Como Moisés, también nosotros podemos subir a la presencia del Señor para conversar con Él, “cara a cara, como lo hace un hombre con su amigo” (v. 11). Lo podemos hacer en la oración, si imitamos su fe. En esa oración Moisés pedía al Señor algo que también nosotros buscamos, que le “diera a conocer sus caminos” (Ex 33,13). Dios le prometió: "Yo mismo iré contigo y te daré el descanso" (v. 14), en esa confianza el profeta caminó por el desierto. Sin embargo, siendo tan grande, él no tuvo la oportunidad de ver el rostro de Dios (v. 20), y muchas veces su confianza decayó ante las pruebas de la vida. Nosotros, en cambio, sí podemos contemplar ese divino rostro y sentir que sus pies caminan a nuestro lado. Esa es la promesa que Dios nos hace cuando el paso del Nazareno gira para entrar en nuestro barrio, cruzar nuestra calle y detenerse a la puerta de nuestras casas. Su mirada de amor despojado nos escruta y nos interpela, como a san Pedro, diciéndonos: “¿Me amas?” (cf. Lc 22,61; Jn 21,15-17).

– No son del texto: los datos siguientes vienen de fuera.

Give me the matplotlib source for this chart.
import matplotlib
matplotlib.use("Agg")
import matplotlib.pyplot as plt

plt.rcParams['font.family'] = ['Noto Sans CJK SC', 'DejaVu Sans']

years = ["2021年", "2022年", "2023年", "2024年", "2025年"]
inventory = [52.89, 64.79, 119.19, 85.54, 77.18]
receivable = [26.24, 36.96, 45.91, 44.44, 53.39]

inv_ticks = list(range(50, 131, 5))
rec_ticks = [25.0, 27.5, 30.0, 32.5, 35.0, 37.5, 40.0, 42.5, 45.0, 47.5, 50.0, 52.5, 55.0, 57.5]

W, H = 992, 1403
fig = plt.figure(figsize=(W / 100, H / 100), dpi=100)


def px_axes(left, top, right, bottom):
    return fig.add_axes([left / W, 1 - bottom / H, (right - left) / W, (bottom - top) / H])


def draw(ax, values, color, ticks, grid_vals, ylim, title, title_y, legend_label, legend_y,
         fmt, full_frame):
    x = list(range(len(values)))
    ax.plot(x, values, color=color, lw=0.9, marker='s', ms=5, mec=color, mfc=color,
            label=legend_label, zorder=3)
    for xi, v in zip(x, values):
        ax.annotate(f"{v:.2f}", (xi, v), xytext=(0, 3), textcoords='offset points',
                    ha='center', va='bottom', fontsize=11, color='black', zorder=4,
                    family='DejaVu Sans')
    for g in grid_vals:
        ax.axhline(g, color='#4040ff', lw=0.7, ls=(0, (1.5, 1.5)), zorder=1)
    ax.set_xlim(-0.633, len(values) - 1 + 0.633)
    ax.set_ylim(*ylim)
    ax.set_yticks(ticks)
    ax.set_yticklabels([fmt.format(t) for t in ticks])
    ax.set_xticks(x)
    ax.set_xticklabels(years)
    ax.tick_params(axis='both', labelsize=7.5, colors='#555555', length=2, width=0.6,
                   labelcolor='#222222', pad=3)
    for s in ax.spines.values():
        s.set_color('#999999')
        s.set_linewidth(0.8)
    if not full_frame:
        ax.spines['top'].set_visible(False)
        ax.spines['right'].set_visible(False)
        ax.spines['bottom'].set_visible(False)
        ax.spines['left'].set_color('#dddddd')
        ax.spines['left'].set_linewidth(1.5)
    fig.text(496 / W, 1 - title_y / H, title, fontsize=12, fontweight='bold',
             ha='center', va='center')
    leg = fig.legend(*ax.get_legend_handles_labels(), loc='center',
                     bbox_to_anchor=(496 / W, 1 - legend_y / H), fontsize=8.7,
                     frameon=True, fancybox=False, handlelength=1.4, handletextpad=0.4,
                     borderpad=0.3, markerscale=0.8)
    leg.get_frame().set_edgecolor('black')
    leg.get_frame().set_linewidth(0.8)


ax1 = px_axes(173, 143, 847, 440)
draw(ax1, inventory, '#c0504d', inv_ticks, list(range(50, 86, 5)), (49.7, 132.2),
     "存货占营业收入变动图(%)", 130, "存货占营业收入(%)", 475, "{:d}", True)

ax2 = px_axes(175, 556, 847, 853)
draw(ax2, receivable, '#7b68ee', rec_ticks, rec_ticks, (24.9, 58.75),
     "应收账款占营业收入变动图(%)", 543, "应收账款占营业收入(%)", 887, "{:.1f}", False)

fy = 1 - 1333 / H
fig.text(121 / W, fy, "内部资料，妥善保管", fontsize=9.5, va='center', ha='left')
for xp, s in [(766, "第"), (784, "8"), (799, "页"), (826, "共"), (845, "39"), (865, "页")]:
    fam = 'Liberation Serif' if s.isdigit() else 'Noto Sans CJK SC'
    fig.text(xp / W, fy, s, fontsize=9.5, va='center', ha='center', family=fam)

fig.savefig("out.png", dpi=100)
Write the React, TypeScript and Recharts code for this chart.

Hermanos, a pesar de nuestra indignidad, de nuestras continuas ingratitudes, respondámosle siempre con generosidad: “Señor, tú sabes que te quiero”. Porque, respondiendo así, replicamos en nuestras vidas la actitud de los israelitas, que permanecían "postrados" delante de las entradas de sus tiendas, cuando la Gloria de Dios descendía sobre ellos (v. 10). En esta actitud de adoración, mostrémonos dóciles a las mociones de su Espíritu, que como la nube de fuego guía nuestro caminar en este desierto (cf. Ex 40,37).
Qué triste sería si cada Viernes Santo nuestros corazones se quedaran simplemente “balconeando” una escena curiosa, sin postrarse ante el paso de Jesús, sin sentir como Pedro su invitación a seguirle (cf. Jn 21,19). Qué pena si no comprendiéramos que es aferrando su Cruz que somos capaces de caminar con Él, y no percibiéramos que es Él quien lleva este yugo para que nosotros podamos encontrar nuestro descanso.
Hermanos, hoy el Señor viene, como cada año, como cada instante, a nuestro encuentro, sigámosle, llevándolo sobre nuestros hombros, consolándolo en la llaga abierta de nuestros hermanos que sufren. Pidamos que nos muestre cómo debemos «glorificar a Dios» con nuestra vida, haciendo de nuestro servicio alabanza, en el trabajo cotidiano, en la familia, en el compromiso por crear una sociedad más fraterna, en definitiva, en el testimonio de bien que todos podemos dar, independientemente de la vocación a la que hayamos sido llamados (cf. Jn 21,19).
Que Jesús Nazareno desde el Calvario los bendiga y su Madre dolorosa los cuide. Y, por favor, no se olviden de rezar por mí.